Keynotes
Davide Scaramuzza
Professor
University of Zurich, Switzerland
Event cameras, a new way of sensing
Bio:Davide Scaramuzza is a Professor of Robotics and Perception at the University of Zurich. He did his Ph.D. at ETH Zurich, a postdoc at the University of Pennsylvania, and was a visiting professor at Stanford University. His research focuses on autonomous, agile microdrone navigation using standard and event-based cameras. He pioneered autonomous, vision-based navigation of drones, which inspired the navigation algorithm of the NASA Mars helicopter and many drone companies. He contributed significantly to visual-inertial state estimation, vision-based agile navigation of microdrones, and low-latency, robust perception with event cameras, which were transferred to many products, from drones to automobiles, cameras, AR/VR headsets, and mobile devices. In 2022, his team demonstrated that an AI-powered drone could outperform the world champions of drone racing, a result published in Nature and considered the first time an AI defeated a human in the physical world. He is a consultant for the United Nations on disaster response and disarmament. He has won many awards, including an IEEE Technical Field Award, the levation to IEEE Fellow, the IEEE Robotics and Automation Society Early Career Award, a European Research CouncilConsolidator Grant, a Google Research Award, two NASA TechBrief Awards, and many paper awards. In 2015, he co-founded Zurich-Eye, today Meta Zurich, which developed the world-leading virtual-reality headset Meta Quest. In 2020, he co-founded SUIND, which builds autonomous drones for precision agriculture. Many aspects of his research have been featured in the media, such as The New York Times, The Economist, and Forbes.

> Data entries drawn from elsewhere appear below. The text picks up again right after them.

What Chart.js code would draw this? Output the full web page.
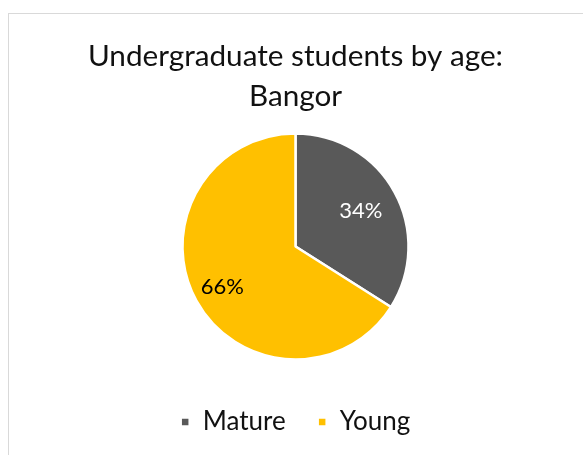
<!DOCTYPE html>
<html lang="en">
<head>
    <meta charset="UTF-8">
    <title>Undergraduate students by age: Bangor</title>
    <script src="https://cdn.jsdelivr.net/npm/chart.js"></script>
    <style>
        body {
            margin: 0;
            background: #fff;
            overflow: hidden;
        }
        .chart-box {
            position: absolute;
            left: 8px;
            top: 13px;
            width: 575px;
            height: 442px;
            border-left: 1px solid #d9d9d9;
            border-top: 1px solid #d9d9d9;
        }
    </style>
</head>
<body>
    <div class="chart-box">
        <canvas id="pieChart" width="575" height="442"></canvas>
    </div>
    <script>
        const chartTitle = ['Undergraduate students by age:', 'Bangor'];
        const ageGroups = ['Mature', 'Young'];
        const shares = [34, 66];
        const sliceColors = ['#595959', '#FFC000'];
        const labelColors = ['#ffffff', '#000000'];

        // percentage labels inside the slices (Excel "best fit" sits them a bit unevenly)
        const labelRadius = [0.66, 0.74];
        const sliceLabels = {
            id: 'sliceLabels',
            afterDatasetsDraw(chart) {
                const ctx = chart.ctx;
                const data = chart.data.datasets[0].data;
                const total = data.reduce((a, b) => a + b, 0);
                chart.getDatasetMeta(0).data.forEach((arc, i) => {
                    const angle = (arc.startAngle + arc.endAngle) / 2;
                    const r = arc.outerRadius * labelRadius[i];
                    const x = arc.x + Math.cos(angle) * r;
                    const y = arc.y + Math.sin(angle) * r;
                    ctx.save();
                    ctx.font = '22px Lato';
                    ctx.fillStyle = labelColors[i];
                    ctx.textAlign = 'center';
                    ctx.textBaseline = 'middle';
                    ctx.fillText(Math.round(data[i] / total * 100) + '%', x, y);
                    ctx.restore();
                });
            }
        };

        new Chart(document.getElementById('pieChart'), {
            type: 'pie',
            data: {
                labels: ageGroups,
                datasets: [{
                    data: shares,
                    backgroundColor: sliceColors,
                    borderColor: '#ffffff',
                    borderWidth: 2.5,
                    radius: 113
                }]
            },
            options: {
                responsive: false,
                animation: false,
                layout: {
                    padding: { left: 0, right: 2, top: 0, bottom: 11 }
                },
                plugins: {
                    title: {
                        display: true,
                        text: chartTitle,
                        color: '#111',
                        font: { family: 'Lato', size: 29.7, weight: 'normal', lineHeight: 1.347 },
                        padding: { top: 22, bottom: 0 }
                    },
                    legend: {
                        position: 'bottom',
                        labels: {
                            color: '#111',
                            font: { family: 'Lato', size: 26 },
                            boxWidth: 9,
                            boxHeight: 9,
                            padding: 32
                        }
                    },
                    tooltip: { enabled: false }
                }
            },
            plugins: [sliceLabels]
        });
    </script>
</body>
</html>
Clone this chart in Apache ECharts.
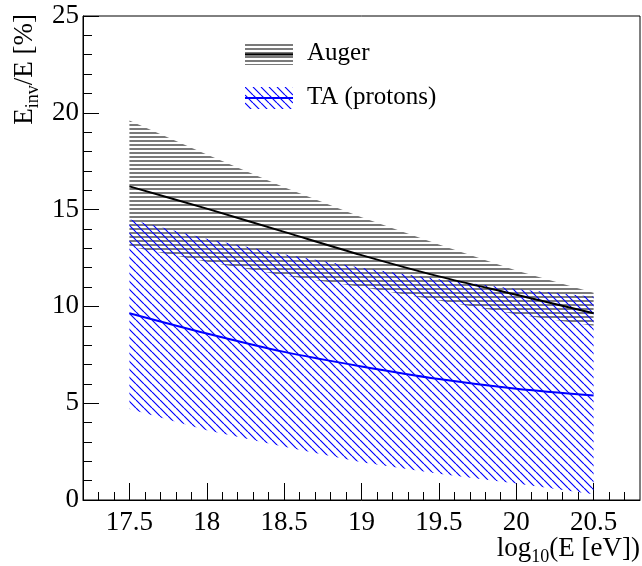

Abstract:Event cameras are bio-inspired vision sensors with much lower latency, higher dynamic range, and much lower power consumption than standard cameras. This talk will present current trends and opportunities with event cameras, ranging from robotics to virtual reality and smartphones, as well as open challenges and the road ahead.
Jonathan Wu
Professor
University of Windsor, Canada
Deep-Learning-Based Multisensor Data Fusion Methods and Applications
Bio:Dr. Jonathan Wu received a PhD in Computer Vision and Intelligent Systems from the University of Wales, UK. Dr. Wu is a Distinguished professor of electrical and computer engineering and has been a Tier 1 Canada Research Chair in Automotive Sensors and Information Systems since 2005. He is the founding director of the Computer Vision and Sensing Systems Laboratory at the University of Windsor, Canada. Prior to joining the university, Dr. Wu was a senior research officer at the National Research Council of Canada. He has published one book in the area of 3D computer vision and more than 350 peer-reviewed papers, including 200 journal articles, in the areas of computer vision, machine learning, sensor data fusion. Dr. Wu is/was an associate editor for IEEE Transactions on Cybenectics, IEEE Transactions on Circuits and Systems for Video Technology, and IEEE Transactions on Neural Networks and Learning Systems. He is an elected fellow of the Canadian Academy of Engineering.
Abstract:Advancements in multisensor data fusion—integrating IR imaging, SAR, hyperspectral imaging, and LiDAR—have significantly enhanced object detection, classification, and scene understanding in applications such as urban monitoring, autonomous navigation, industrial diagnostics, and environmental monitoring. Deep learning-based data fusion, leveraging techniques such as convolutional neural networks (CNNs), transformers, and attention mechanisms, has demonstrated superior performance over traditional approaches in integrating heterogeneous data sources. Despite these advancements, challenges such as data heterogeneity, computational complexity, and real-time processing constraints remain. Recent fusion techniques offer unique advantages in feature integration, decision-making, and robustness against sensor failures. Moreover, novel approaches such as selective sensor fusion, interleaved attention fusion, and multi-scale feature fusion have further enhanced the adaptability and accuracy of deep learning-based fusion models. This keynote will explore state-of-the-art fusion methodologies and generalized inverse-based optimization, highlighting key challenges, case studies, and future research directions. The discussion will focus on scalable and efficient perception systems, addressing how deep learning and graph-based fusion strategies are transforming cybersecurity, intelligent transportation, and healthcare, among other fields.